Durst Extradition for 2000 Murder on Hold for Weapons Case

Robert Durst may not go on trial for the 2000 murder of his friend Susan Berman any time soon as he now faces both state and federal weapons charges in New Orleans. California prosecutors have said they’re prepared to wait.

The 71-year-old real estate heir, who in an HBO documentary seemed to admit having killed Berman, as well as his first wife, appeared before a Louisiana state judge Thursday and pleaded not guilty to weapons charges that could send him to prison for as long as 20 years.

“We are awaiting the outcome of his case in Louisiana,” Jane Robison, a spokeswoman for the Los Angeles district attorney who charged Durst with first-degree murder, said on Wednesday.

Durst was arrested in New Orleans on March 14, the day before HBO showed the final episode of “The Jinx: The Life and Deaths of Robert Durst” in which he is heard talking to himself while in a bathroom and still wearing a microphone. “Killed them all,” he said, apparently in reference to his wife, Berman, and a man in Galveston, Texas.

Los Angeles prosecutors may be happy to have Durst behind bars in Louisiana, possibly for the rest of his life, rather than go through a high-profile murder trial, according to Laurie Levenson, a former federal prosecutor who teaches at Loyola Law School in Los Angeles.

Easy Case

“Being a felon in possession of a firearm is one of the easiest cases to prove,” Levenson said in a phone interview. “You only need to show that he’s a felon and that he had a gun.”

Durst’s lawyer Dick DeGuerin has said he will ask the judge to throw out the evidence, including the gun, that investigators found when they searched Durst’s hotel room on the night of his arrest without a warrant.

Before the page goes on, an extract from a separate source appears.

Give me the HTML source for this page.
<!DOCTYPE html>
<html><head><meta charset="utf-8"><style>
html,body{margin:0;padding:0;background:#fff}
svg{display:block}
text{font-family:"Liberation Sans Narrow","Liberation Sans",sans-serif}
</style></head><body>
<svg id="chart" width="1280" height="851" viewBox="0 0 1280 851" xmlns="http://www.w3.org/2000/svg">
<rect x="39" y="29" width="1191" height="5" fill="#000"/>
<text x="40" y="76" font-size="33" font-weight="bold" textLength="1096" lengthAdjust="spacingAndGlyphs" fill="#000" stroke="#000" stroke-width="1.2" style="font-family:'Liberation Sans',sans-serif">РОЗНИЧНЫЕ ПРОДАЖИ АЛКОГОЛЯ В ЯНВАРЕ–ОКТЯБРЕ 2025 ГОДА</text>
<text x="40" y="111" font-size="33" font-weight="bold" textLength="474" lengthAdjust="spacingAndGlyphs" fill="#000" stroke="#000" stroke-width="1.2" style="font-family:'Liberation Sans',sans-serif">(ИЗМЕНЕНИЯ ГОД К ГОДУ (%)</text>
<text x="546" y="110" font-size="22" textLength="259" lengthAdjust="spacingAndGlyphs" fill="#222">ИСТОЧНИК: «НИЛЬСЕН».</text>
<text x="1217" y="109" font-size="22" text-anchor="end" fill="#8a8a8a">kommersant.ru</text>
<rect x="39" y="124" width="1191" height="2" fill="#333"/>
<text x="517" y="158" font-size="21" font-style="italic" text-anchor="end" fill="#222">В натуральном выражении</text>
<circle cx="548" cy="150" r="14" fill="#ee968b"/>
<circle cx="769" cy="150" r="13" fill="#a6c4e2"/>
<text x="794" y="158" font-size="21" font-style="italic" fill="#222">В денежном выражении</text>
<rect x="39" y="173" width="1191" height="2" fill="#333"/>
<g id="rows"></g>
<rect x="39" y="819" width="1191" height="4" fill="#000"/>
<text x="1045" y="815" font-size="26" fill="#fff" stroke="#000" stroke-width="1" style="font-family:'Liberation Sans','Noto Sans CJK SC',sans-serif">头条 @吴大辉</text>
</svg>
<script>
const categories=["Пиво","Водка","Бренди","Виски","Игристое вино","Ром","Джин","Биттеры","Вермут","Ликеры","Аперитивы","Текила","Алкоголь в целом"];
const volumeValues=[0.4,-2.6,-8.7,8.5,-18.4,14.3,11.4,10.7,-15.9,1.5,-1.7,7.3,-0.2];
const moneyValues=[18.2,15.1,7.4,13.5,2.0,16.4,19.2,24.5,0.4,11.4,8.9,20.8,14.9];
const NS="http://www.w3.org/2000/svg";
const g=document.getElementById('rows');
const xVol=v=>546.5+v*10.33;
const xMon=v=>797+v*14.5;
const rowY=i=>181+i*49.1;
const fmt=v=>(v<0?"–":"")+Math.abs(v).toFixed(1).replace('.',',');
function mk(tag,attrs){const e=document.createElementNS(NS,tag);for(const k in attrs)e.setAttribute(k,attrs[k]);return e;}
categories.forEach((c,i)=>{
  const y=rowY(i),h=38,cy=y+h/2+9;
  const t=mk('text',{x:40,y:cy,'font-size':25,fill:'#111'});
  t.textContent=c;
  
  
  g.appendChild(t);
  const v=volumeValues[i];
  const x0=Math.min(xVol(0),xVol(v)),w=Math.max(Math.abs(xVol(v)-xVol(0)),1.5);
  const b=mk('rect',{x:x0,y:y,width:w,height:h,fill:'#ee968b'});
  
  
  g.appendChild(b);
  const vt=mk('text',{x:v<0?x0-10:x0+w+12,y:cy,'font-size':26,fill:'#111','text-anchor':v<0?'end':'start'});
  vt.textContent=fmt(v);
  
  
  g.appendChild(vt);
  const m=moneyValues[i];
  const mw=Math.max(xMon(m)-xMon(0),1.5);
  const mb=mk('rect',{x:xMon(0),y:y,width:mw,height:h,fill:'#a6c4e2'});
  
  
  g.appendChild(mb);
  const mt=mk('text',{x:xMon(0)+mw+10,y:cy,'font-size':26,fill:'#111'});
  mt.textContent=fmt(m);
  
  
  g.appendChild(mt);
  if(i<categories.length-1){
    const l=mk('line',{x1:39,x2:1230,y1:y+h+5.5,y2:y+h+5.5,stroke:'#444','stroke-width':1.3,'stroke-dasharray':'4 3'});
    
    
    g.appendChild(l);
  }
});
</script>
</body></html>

Durst is due back in court May 7 for a hearing on pre-trial motions.

Durst appeared frail and confused when he entered court Thursday, shackled and wearing a yellow jumpsuit.

He told one of three lawyers with him, “I didn’t hear,” when Judge Franz Zibilich asked for his plea. The attorney whispered to him.

“Oh, I am not guilty, your honor,” Durst then said.

“On both counts?”


Durst, indicted Wednesday, is accused of possession of a weapon by a felon and having a firearm together with marijuana.

The state gun and drug charges have maximum penalties as long as 20 and 10 years, respectively. He has also been charged with a weapons offense by federal prosecutors in New Orleans.


“I feel like we’re being tag-teamed,” DeGuerin said after the hearing. “I feel like we need to be in California where the main case is.”

Los Angeles prosecutors could argue they have priority because Durst was initially arrested by the FBI at their request, said Tom O’Brien, a former U.S. attorney in Los Angeles who is now a lawyer with Paul Hastings LLP. Durst was rearrested, while in custody, on the local weapons charges two days later.

The Los Angeles district attorney may agree to let Louisiana proceed first on straightforward charges that will guarantee incarceration to gain more time to develop the homicide case, O’Brien said in an e-mail.

Berman was found dead in her home on Christmas Eve in 2000 with a gunshot wound to the head after police received a note saying there was a cadaver at her address.

Never Found

Berman was killed shortly before she was scheduled to be interviewed by authorities about the 1982 disappearance of Kathleen Durst. Kathleen Durst has never been found.

Prosecutors in Los Angeles accused Durst of “lying in wait” and killing a witness to a crime.

In the HBO documentary, the filmmakers found a letter Durst sent to Berman that has her address written in the same style of block letters, and with the same misspelling of Beverly Hills as “Beverley Hills,” as the “cadaver” note sent to police.

Not everyone thinks the Los Angeles district attorney would be content to have Durst sit in a Louisiana jail rather than convict him for Berman’s murder. Prosecutors in California and Louisiana will coordinate to bring him to Los Angeles eventually to stand trial, said Dmitry Gorin, a former senior deputy district attorney now with Eisner Gorin LLP.

“It’s inconceivable that they would charge him with murder if they weren’t willing to bring him to trial,” Gorin said in a telephone interview.

The case is People v. Durst, SA089983, California Superior Court, Los Angeles County.